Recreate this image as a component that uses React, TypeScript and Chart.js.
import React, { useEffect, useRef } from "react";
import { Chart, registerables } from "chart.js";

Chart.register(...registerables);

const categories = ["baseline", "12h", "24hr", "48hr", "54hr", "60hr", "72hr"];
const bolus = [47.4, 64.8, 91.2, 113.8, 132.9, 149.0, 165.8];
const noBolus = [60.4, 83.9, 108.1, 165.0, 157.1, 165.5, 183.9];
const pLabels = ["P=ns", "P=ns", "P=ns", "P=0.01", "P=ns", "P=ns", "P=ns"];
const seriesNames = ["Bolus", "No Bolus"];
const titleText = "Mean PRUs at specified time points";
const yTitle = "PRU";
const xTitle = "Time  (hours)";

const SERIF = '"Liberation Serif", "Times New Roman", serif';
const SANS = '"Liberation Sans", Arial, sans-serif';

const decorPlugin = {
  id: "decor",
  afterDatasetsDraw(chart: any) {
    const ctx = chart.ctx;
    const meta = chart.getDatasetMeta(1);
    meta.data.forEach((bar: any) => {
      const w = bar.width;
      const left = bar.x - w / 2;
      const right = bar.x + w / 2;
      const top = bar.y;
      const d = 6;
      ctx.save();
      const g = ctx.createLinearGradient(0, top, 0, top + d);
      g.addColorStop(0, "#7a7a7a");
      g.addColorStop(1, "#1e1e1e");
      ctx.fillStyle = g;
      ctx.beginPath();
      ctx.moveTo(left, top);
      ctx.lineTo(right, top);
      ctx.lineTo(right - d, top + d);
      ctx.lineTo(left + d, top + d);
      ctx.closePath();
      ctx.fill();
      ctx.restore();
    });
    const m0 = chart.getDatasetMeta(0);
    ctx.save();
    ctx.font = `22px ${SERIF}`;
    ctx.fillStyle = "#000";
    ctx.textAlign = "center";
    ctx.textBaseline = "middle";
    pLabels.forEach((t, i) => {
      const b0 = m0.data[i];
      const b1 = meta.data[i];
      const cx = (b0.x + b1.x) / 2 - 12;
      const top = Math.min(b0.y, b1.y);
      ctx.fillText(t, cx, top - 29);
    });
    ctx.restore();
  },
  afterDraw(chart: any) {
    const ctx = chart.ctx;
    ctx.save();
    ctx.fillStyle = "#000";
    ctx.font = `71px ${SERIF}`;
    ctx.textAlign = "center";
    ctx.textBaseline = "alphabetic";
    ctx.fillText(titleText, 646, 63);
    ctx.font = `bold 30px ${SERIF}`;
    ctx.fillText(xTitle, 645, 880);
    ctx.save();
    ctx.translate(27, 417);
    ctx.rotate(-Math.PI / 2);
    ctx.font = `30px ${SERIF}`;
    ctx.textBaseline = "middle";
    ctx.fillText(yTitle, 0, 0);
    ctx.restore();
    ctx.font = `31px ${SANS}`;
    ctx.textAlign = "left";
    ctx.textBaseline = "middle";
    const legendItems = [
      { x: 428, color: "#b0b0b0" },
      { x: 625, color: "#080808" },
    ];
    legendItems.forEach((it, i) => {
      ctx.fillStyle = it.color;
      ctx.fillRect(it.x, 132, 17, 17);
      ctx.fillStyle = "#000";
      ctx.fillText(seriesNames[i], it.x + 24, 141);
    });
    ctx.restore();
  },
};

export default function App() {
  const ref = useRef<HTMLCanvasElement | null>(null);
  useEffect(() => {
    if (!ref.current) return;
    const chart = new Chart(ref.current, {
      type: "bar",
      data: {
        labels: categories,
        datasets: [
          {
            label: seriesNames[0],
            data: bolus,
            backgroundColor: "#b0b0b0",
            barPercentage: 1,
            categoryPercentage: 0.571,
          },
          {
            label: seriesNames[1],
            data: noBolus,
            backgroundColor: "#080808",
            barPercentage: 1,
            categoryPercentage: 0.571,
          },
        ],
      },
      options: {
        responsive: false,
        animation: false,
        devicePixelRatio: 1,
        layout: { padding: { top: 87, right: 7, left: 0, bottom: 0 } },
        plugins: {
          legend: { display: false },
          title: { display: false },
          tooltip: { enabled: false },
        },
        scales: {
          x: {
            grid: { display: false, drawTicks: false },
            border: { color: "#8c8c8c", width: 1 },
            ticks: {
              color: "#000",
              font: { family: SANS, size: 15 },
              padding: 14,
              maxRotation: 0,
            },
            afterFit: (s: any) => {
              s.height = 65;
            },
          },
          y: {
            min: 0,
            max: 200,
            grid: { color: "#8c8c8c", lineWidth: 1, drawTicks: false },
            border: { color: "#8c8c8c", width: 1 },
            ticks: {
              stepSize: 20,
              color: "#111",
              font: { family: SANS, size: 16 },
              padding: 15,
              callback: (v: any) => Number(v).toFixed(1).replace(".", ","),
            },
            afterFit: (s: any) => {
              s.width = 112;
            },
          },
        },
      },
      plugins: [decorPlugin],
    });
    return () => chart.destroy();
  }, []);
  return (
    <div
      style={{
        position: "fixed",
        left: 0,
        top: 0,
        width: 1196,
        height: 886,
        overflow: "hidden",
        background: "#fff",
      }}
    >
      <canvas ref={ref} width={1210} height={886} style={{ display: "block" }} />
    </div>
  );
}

────────────────────────────────────────

Instructions to follow => Type out all of the material again, word for word.

Final result =>
Recreate this image as a component that uses React, TypeScript and Chart.js.
import React, { useEffect, useRef } from "react";
import { Chart, registerables } from "chart.js";

Chart.register(...registerables);

const categories = ["baseline", "12h", "24hr", "48hr", "54hr", "60hr", "72hr"];
const bolus = [47.4, 64.8, 91.2, 113.8, 132.9, 149.0, 165.8];
const noBolus = [60.4, 83.9, 108.1, 165.0, 157.1, 165.5, 183.9];
const pLabels = ["P=ns", "P=ns", "P=ns", "P=0.01", "P=ns", "P=ns", "P=ns"];
const seriesNames = ["Bolus", "No Bolus"];
const titleText = "Mean PRUs at specified time points";
const yTitle = "PRU";
const xTitle = "Time  (hours)";

const SERIF = '"Liberation Serif", "Times New Roman", serif';
const SANS = '"Liberation Sans", Arial, sans-serif';

const decorPlugin = {
  id: "decor",
  afterDatasetsDraw(chart: any) {
    const ctx = chart.ctx;
    const meta = chart.getDatasetMeta(1);
    meta.data.forEach((bar: any) => {
      const w = bar.width;
      const left = bar.x - w / 2;
      const right = bar.x + w / 2;
      const top = bar.y;
      const d = 6;
      ctx.save();
      const g = ctx.createLinearGradient(0, top, 0, top + d);
      g.addColorStop(0, "#7a7a7a");
      g.addColorStop(1, "#1e1e1e");
      ctx.fillStyle = g;
      ctx.beginPath();
      ctx.moveTo(left, top);
      ctx.lineTo(right, top);
      ctx.lineTo(right - d, top + d);
      ctx.lineTo(left + d, top + d);
      ctx.closePath();
      ctx.fill();
      ctx.restore();
    });
    const m0 = chart.getDatasetMeta(0);
    ctx.save();
    ctx.font = `22px ${SERIF}`;
    ctx.fillStyle = "#000";
    ctx.textAlign = "center";
    ctx.textBaseline = "middle";
    pLabels.forEach((t, i) => {
      const b0 = m0.data[i];
      const b1 = meta.data[i];
      const cx = (b0.x + b1.x) / 2 - 12;
      const top = Math.min(b0.y, b1.y);
      ctx.fillText(t, cx, top - 29);
    });
    ctx.restore();
  },
  afterDraw(chart: any) {
    const ctx = chart.ctx;
    ctx.save();
    ctx.fillStyle = "#000";
    ctx.font = `71px ${SERIF}`;
    ctx.textAlign = "center";
    ctx.textBaseline = "alphabetic";
    ctx.fillText(titleText, 646, 63);
    ctx.font = `bold 30px ${SERIF}`;
    ctx.fillText(xTitle, 645, 880);
    ctx.save();
    ctx.translate(27, 417);
    ctx.rotate(-Math.PI / 2);
    ctx.font = `30px ${SERIF}`;
    ctx.textBaseline = "middle";
    ctx.fillText(yTitle, 0, 0);
    ctx.restore();
    ctx.font = `31px ${SANS}`;
    ctx.textAlign = "left";
    ctx.textBaseline = "middle";
    const legendItems = [
      { x: 428, color: "#b0b0b0" },
      { x: 625, color: "#080808" },
    ];
    legendItems.forEach((it, i) => {
      ctx.fillStyle = it.color;
      ctx.fillRect(it.x, 132, 17, 17);
      ctx.fillStyle = "#000";
      ctx.fillText(seriesNames[i], it.x + 24, 141);
    });
    ctx.restore();
  },
};

export default function App() {
  const ref = useRef<HTMLCanvasElement | null>(null);
  useEffect(() => {
    if (!ref.current) return;
    const chart = new Chart(ref.current, {
      type: "bar",
      data: {
        labels: categories,
        datasets: [
          {
            label: seriesNames[0],
            data: bolus,
            backgroundColor: "#b0b0b0",
            barPercentage: 1,
            categoryPercentage: 0.571,
          },
          {
            label: seriesNames[1],
            data: noBolus,
            backgroundColor: "#080808",
            barPercentage: 1,
            categoryPercentage: 0.571,
          },
        ],
      },
      options: {
        responsive: false,
        animation: false,
        devicePixelRatio: 1,
        layout: { padding: { top: 87, right: 7, left: 0, bottom: 0 } },
        plugins: {
          legend: { display: false },
          title: { display: false },
          tooltip: { enabled: false },
        },
        scales: {
          x: {
            grid: { display: false, drawTicks: false },
            border: { color: "#8c8c8c", width: 1 },
            ticks: {
              color: "#000",
              font: { family: SANS, size: 15 },
              padding: 14,
              maxRotation: 0,
            },
            afterFit: (s: any) => {
              s.height = 65;
            },
          },
          y: {
            min: 0,
            max: 200,
            grid: { color: "#8c8c8c", lineWidth: 1, drawTicks: false },
            border: { color: "#8c8c8c", width: 1 },
            ticks: {
              stepSize: 20,
              color: "#111",
              font: { family: SANS, size: 16 },
              padding: 15,
              callback: (v: any) => Number(v).toFixed(1).replace(".", ","),
            },
            afterFit: (s: any) => {
              s.width = 112;
            },
          },
        },
      },
      plugins: [decorPlugin],
    });
    return () => chart.destroy();
  }, []);
  return (
    <div
      style={{
        position: "fixed",
        left: 0,
        top: 0,
        width: 1196,
        height: 886,
        overflow: "hidden",
        background: "#fff",
      }}
    >
      <canvas ref={ref} width={1210} height={886} style={{ display: "block" }} />
    </div>
  );
}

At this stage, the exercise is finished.